Though I do not see color, I cannot hardly leave my house without being reminded I am a WHITE GIRL!
For starters, my crazy drunk neighbor does not even let me forget. Though he has finally stopped asking if I have a boyfriend after 6 months....he stills calls me "my girl", asks me to come over and see him, and while offering to carry my groceries tells me he wants to marry me.
It does not matter how far, how fast, or where I go running, without fail there seems to be a different group of men cat calling, making kissing noises, and yelling after me "hey SEXY lady!" (and trust me, I don't look "sexy" when I run!)
I can rarely pass the vagrants (bums) on the street, without them reaching out and begging me to shake their hand, them calling after me "I love you", (...oh please no!)…oh wait, and them "telling" me to give them money. My mother only made that part worst for me...when visiting here in St. Lucia, I lost track of how many times she gave this one particular man money….he knows me even by my car and calls me buddy!
One afternoon I was approached by a
good looking guy on a bike…the first words out of his mouth were “me and you
would look good together, you are beautiful!”
Laughing I said, “well that’s nice
of you, but I’m married…sorry!”
“…so you are sure there is no
chance?”, he said with a smile.
The second time I was approached by
a guy on a bike, the exchange was not so innocent. If I had not been caught off guard by his offer,
I may have pushed him off his bike.
Needless to say that the men here are not the most wholesome and
innocent!!
The loud kissing sounds, the “hey
sexy ladies”, the “my girls”, the “I love you’s”, and the marriage offers….have
just become part of my everyday experience here. Not a day passes that I am not told I am
beautiful by a complete stranger. As appealing
as that sounds, those gestures have simply become a reminder to me that I am a
WHITE GIRL! No matter how hard I try to
blend in, and forget that I am not black, I don’t imagine the men here will let
me forget!!
But being the WHITE GIRL isn't always so bad. Sometimes being just alittle bit different...is ok! Its experiences like these that make it all worth it......

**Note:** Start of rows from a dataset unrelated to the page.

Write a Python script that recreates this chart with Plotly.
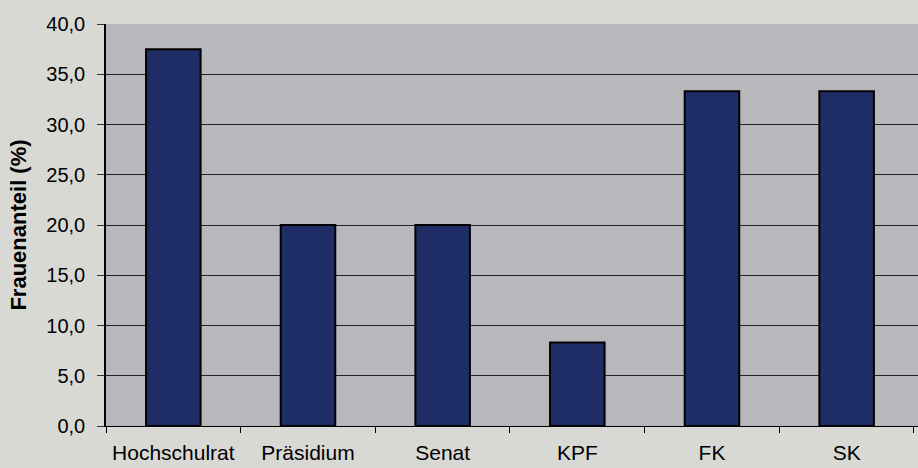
import plotly.graph_objects as go

categories = ["Hochschulrat", "Präsidium", "Senat", "KPF", "FK", "SK"]
values = [37.5, 20.0, 20.0, 8.3, 33.3, 33.3]
y_ticks = [0, 5, 10, 15, 20, 25, 30, 35, 40]

fig = go.Figure(go.Bar(
    x=categories, y=values, width=0.405,
    marker=dict(color="#1f2d66", line=dict(color="#000000", width=2)),
))

fig.update_layout(
    width=918, height=468,
    margin=dict(l=106, r=0, t=24, b=42),
    paper_bgcolor="#d8d9d5", plot_bgcolor="#b8b8bc",
    separators=",.",
    font=dict(family="Arial, Liberation Sans, sans-serif", size=20, color="#000000"),
    showlegend=False,
)
fig.update_xaxes(
    range=[-0.5, 5.53], showline=True, linecolor="#000000", linewidth=1,
    ticks="outside", tickson="boundaries", ticklen=6, tickcolor="#000000",
    showgrid=False, tickfont=dict(size=21), ticklabelstandoff=8,
)
fig.update_yaxes(
    range=[0, 40], tickvals=y_ticks, tickformat=".1f",
    showline=True, linecolor="#000000", linewidth=1.5,
    ticks="outside", ticklen=7, tickcolor="#333333",
    showgrid=True, gridcolor="#222222", gridwidth=1.2, zeroline=False,
    title=dict(text="<b>Frauenanteil (%)</b>", font=dict(size=22), standoff=14),
    tickfont=dict(size=20), ticklabelstandoff=8,
)
fig.write_html(
    "out.html",
    config={"displayModeBar": False},
    post_script="document.body.style.margin='0';document.body.style.overflow='hidden';",
)
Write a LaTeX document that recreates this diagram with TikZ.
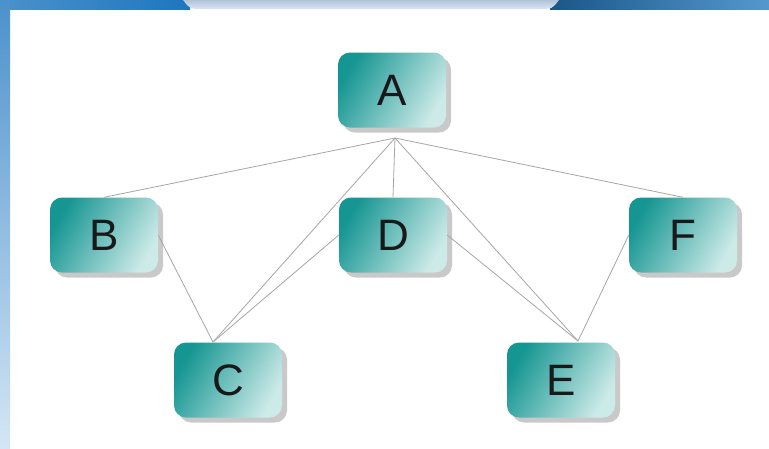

Picking Mangos with my favorites nieces and nephews! They love when I bring them surprises from Idaho...I think I have officially become there favorite auntie!
The church donated a bunch of camping gear and cooking stuff to this group of girl scouts. The couple times they have visited the church, they won't leave me alone :) Combing (braiding) my hair, bugging me about when I am going to "make" my own babies, asking me about Idaho (where the potatoes come from), and I LOVE every second of it...and LOVE all of them!
Jillian (my friend Jannels niece) brings a smile to my face every time I see her.....she runs towards me with arms out stretched, yelling "Liiinnnndddsseeeey"!